また、役員退職金を受け取った役員も勤続年数に応じて、退職所得控除額で大きく控除できるほか、一定の場合には控除後の所得も半分にできるというメリットがあります。
しかし、これらの役員退職金は、会社で事前に退職金規定などを作っておく必要があるので注意しましょう。
事例③出張旅費
節税対策として、出張旅費を一時的な経費として計上するという方法があります。
出張旅費とは何なのか、またどのような節税効果があるのか見ていきましょう。
出張旅費とは
出張旅費とは、出張に出かけた際に日当を払うというものです。
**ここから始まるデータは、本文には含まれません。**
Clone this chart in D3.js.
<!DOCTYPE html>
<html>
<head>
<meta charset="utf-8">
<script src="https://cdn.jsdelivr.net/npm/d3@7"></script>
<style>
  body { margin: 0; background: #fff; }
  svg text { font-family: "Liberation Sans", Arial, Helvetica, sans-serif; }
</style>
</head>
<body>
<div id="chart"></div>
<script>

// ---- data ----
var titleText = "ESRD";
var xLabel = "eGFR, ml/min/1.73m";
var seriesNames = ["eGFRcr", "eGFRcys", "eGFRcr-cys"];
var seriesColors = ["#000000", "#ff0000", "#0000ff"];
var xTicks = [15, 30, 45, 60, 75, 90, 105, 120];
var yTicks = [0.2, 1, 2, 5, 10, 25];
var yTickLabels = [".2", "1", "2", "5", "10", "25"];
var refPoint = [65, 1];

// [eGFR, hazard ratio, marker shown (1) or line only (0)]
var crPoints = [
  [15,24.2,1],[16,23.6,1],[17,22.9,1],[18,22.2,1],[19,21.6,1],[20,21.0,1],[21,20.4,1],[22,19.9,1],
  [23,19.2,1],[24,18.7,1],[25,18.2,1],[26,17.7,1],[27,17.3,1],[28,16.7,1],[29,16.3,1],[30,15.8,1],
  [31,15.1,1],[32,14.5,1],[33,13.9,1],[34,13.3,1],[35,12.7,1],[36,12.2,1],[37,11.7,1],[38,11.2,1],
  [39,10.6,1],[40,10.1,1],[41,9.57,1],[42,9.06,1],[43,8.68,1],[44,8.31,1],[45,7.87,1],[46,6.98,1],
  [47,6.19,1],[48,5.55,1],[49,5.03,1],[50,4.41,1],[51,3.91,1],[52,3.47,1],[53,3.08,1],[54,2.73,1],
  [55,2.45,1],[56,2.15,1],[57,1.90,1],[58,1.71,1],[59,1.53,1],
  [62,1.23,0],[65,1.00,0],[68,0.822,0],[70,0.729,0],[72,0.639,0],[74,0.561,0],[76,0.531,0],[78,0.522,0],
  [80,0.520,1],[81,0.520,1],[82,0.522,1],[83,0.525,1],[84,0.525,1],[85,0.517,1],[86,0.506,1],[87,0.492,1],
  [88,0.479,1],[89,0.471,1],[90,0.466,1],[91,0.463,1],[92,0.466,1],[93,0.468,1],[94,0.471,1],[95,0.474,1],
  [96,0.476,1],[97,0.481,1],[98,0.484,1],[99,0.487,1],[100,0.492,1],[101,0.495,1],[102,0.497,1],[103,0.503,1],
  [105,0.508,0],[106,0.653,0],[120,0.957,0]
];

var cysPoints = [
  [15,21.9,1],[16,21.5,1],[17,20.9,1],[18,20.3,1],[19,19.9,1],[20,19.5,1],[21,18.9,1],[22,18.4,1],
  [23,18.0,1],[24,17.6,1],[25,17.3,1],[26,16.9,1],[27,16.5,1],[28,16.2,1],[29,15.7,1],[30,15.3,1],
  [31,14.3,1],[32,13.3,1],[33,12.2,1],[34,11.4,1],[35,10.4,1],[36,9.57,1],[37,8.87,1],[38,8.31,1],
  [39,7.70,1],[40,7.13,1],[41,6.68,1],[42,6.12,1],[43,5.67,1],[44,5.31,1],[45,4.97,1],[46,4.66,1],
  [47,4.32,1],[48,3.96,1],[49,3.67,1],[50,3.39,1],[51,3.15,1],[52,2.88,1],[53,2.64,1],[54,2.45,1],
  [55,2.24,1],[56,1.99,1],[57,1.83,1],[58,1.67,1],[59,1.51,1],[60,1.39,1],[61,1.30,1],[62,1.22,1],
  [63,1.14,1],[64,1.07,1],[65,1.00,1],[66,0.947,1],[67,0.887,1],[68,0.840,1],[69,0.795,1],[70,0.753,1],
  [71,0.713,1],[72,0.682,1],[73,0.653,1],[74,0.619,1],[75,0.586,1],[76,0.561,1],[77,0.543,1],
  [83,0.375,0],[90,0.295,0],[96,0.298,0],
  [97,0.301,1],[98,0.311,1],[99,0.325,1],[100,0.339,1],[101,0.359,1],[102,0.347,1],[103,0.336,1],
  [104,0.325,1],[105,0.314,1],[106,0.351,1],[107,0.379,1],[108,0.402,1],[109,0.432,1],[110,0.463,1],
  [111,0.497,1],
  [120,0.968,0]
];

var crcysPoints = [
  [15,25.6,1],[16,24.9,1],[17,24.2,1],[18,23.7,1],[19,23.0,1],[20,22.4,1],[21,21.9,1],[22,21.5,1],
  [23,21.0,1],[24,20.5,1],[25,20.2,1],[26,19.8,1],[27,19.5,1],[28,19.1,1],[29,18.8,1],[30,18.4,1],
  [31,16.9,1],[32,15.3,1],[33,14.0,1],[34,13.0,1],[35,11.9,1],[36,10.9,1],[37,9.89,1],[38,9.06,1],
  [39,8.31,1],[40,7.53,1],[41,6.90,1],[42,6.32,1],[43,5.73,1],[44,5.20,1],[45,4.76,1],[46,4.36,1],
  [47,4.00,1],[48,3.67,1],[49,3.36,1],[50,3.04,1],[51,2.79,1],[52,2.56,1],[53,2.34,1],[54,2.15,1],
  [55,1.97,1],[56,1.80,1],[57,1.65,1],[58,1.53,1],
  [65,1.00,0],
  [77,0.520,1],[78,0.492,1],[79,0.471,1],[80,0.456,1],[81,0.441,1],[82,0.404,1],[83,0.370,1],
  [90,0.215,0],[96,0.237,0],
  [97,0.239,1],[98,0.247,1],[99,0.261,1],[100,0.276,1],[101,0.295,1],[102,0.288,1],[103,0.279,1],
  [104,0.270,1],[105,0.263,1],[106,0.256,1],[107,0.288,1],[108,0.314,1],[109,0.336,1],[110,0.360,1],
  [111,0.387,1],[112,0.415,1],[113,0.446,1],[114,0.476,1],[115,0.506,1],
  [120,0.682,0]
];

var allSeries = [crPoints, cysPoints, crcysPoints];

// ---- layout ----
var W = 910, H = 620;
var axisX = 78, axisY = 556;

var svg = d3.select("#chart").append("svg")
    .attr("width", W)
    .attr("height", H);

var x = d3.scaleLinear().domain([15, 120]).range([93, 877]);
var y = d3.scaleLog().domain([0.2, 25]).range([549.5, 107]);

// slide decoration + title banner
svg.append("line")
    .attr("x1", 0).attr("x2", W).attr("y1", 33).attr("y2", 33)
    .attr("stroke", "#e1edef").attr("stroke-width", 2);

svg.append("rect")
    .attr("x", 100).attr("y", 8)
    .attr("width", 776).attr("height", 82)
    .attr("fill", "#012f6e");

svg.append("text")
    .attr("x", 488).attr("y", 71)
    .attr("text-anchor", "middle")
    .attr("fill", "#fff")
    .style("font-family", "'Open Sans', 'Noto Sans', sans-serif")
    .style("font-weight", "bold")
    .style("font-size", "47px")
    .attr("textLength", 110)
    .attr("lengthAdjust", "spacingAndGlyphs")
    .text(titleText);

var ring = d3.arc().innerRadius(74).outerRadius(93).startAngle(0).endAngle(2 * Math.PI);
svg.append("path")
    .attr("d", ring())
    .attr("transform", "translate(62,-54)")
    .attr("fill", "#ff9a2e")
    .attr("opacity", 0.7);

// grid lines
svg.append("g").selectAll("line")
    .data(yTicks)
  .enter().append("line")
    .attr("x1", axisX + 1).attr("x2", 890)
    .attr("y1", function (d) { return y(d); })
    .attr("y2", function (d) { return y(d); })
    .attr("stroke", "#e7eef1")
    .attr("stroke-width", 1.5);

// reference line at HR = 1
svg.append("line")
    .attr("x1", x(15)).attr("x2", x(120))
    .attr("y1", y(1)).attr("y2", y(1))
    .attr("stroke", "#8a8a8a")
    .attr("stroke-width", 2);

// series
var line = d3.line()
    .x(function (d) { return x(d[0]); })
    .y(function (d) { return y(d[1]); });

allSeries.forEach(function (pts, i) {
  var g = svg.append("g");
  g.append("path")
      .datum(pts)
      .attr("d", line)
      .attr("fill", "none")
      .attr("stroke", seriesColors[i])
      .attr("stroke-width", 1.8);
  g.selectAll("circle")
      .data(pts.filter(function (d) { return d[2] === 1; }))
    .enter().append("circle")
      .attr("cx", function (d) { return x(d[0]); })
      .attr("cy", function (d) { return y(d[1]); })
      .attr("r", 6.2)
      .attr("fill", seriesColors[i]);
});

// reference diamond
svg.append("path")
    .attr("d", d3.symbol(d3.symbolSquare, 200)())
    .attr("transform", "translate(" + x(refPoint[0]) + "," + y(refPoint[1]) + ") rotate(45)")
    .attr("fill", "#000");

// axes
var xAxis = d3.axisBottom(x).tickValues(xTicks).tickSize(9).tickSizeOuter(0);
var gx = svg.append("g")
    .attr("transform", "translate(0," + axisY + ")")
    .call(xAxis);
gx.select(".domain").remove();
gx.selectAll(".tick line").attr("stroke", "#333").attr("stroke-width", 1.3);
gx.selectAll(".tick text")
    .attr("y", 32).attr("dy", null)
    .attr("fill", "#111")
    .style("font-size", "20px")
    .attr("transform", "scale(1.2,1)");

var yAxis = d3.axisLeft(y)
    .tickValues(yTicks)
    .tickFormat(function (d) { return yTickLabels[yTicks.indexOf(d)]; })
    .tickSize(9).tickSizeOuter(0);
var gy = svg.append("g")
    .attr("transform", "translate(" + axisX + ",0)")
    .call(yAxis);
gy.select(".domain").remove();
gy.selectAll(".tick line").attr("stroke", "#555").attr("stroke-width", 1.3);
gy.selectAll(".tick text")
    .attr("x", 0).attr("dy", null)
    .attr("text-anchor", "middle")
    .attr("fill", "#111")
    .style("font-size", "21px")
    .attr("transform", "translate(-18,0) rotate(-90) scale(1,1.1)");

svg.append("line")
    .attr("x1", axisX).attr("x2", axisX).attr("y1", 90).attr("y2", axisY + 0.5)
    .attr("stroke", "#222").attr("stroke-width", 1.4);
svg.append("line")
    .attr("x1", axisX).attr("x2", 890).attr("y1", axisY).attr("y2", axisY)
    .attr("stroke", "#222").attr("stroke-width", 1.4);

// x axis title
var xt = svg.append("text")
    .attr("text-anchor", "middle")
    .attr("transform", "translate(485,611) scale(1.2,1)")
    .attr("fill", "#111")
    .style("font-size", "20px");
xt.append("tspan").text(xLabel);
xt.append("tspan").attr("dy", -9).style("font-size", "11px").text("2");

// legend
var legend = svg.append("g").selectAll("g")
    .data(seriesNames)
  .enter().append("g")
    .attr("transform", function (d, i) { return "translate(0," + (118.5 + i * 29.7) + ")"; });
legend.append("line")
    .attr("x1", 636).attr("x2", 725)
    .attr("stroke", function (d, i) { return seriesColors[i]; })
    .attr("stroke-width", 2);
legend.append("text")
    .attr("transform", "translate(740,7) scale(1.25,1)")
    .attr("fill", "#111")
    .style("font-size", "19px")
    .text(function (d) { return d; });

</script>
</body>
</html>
出張旅費は、通常支払われる給料とは扱いが異なり所得税が非課税になるうえ、損金として会社の利益削減や社会保険料の軽減につなげることができます。
こちらも先ほどの役員退職金のケースと同様、出張旅費に対して会社であらかじめ出張旅費規定などを作っておく必要があります。
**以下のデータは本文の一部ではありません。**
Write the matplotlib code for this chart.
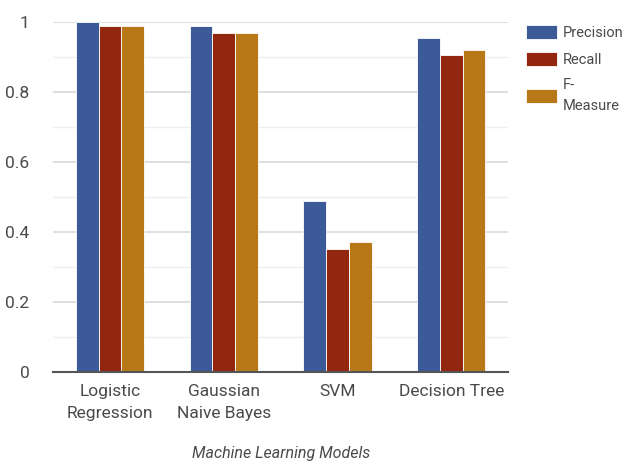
import numpy as np
import matplotlib
matplotlib.use("Agg")
from matplotlib import pyplot as plt

models = ['Logistic\nRegression', 'Gaussian\nNaive Bayes', 'SVM', 'Decision Tree']
precision = [1.00, 0.99, 0.49, 0.955]
recall = [0.99, 0.97, 0.35, 0.905]
fmeasure = [0.99, 0.97, 0.37, 0.92]
series = ['Precision', 'Recall', 'F-\nMeasure']
colors = ['#3c5a98', '#93260e', '#b97818']

plt.rcParams['font.family'] = ['Roboto', 'DejaVu Sans']
txt = '#4a4a4a'

fig = plt.figure(figsize=(6.25, 4.63), dpi=100)
ax = fig.add_axes([0.085, 0.197, 0.728, 0.755])

x = np.arange(len(models))
w = 0.2
for i, vals in enumerate([precision, recall, fmeasure]):
    ax.bar(x + (i - 1) * w, vals, w, color=colors[i], edgecolor='white',
           linewidth=0.6, label=series[i], zorder=3)

ax.set_xlim(-0.5, len(models) - 0.5)
ax.set_ylim(0, 1)
ax.set_yticks([0, 0.2, 0.4, 0.6, 0.8, 1])
ax.set_yticklabels(['0', '0.2', '0.4', '0.6', '0.8', '1'])
ax.set_yticks(np.arange(0.1, 1.0, 0.2), minor=True)
ax.grid(axis='y', which='major', color='#d9d9d9', linewidth=1.2, zorder=0)
ax.grid(axis='y', which='minor', color='#eeeeee', linewidth=1.0, zorder=0)
ax.set_xticks(x)
ax.set_xticklabels(models, linespacing=1.55)
ax.tick_params(axis='both', which='both', length=0, labelsize=12.5, colors=txt)
ax.tick_params(axis='y', pad=17)
ax.tick_params(axis='x', pad=9)
for s in ['top', 'right', 'left']:
    ax.spines[s].set_visible(False)
ax.spines['bottom'].set_color('#555555')
ax.spines['bottom'].set_linewidth(1.5)
ax.spines['bottom'].set_zorder(4)

ax.set_xlabel('Machine Learning Models', fontsize=11.5, style='italic',
              color=txt, labelpad=18)

leg = fig.legend(loc='upper left', bbox_to_anchor=(0.821, 0.975), frameon=False,
                 fontsize=10.5, handlelength=2.1, handleheight=1.15,
                 handletextpad=0.4, labelspacing=0.8, labelcolor=txt)
for t in leg.get_texts():
    t.set_linespacing(1.6)

plt.savefig('out.png', dpi=100)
出張旅費規程を定める際は、「支払いの対象者が一部ではなく全社員であること」「支給金額の設定が妥当であること」「出張報告書を作成すること」などの条件を含んでいる必要があります。
出張旅費の支払い対象が一部だけ、出張旅費が常識の範囲外、報告書も適当である場合は、税務調査で損金算入を認めてもらえない場合もあるので注意しましょう。
事例④福利厚生
福利厚生という言葉を多くの人が耳にしたことがあると思いますが、どう節税と関わっているのか知らない人は多いはず。
福利厚生とは何なのか、またどのような節税効果があるのか見ていきましょう。
福利厚生とは
福利厚生とは、会社から支給される給与や交通費以外の給付や何らかのサービスを受けられるもので、従業員の生活を向上させ、労働意欲を高めるものです。
この中でも、福利厚生費は、条件を満たした場合に、会社は経費として算入できるほか、受け取る側も給与以外の所得として非課税になるメリットがあります。
例えば、社員に対する社宅や寮の貸与、社員のレクリエーション旅行や研修旅行、慶弔見舞金、健康診断費用などが福利厚生費として認められます。
福利厚生費として認めてもらうには、出張旅費のケースと同様、社内規定の整備ができているか、対象者が社員全員か、常識の範囲内の金額かなどの条件を満たしているかが問われるため、しっかりと福利厚生費について定めておきましょう。
まとめ
節税対策の中には、難しい知識が必要になるものもあれば、「社会保険料」「役員退職金」「出張旅費」「福利厚生」などのように、比較的多くの会社が取り入れている簡単にできる節税対策もあります。
簡単にできるとは言っても、あらかじめ規定を定めておかなくてはならないものもあるため、しっかりとチェックして、規定に漏れがないか確認しておきましょう。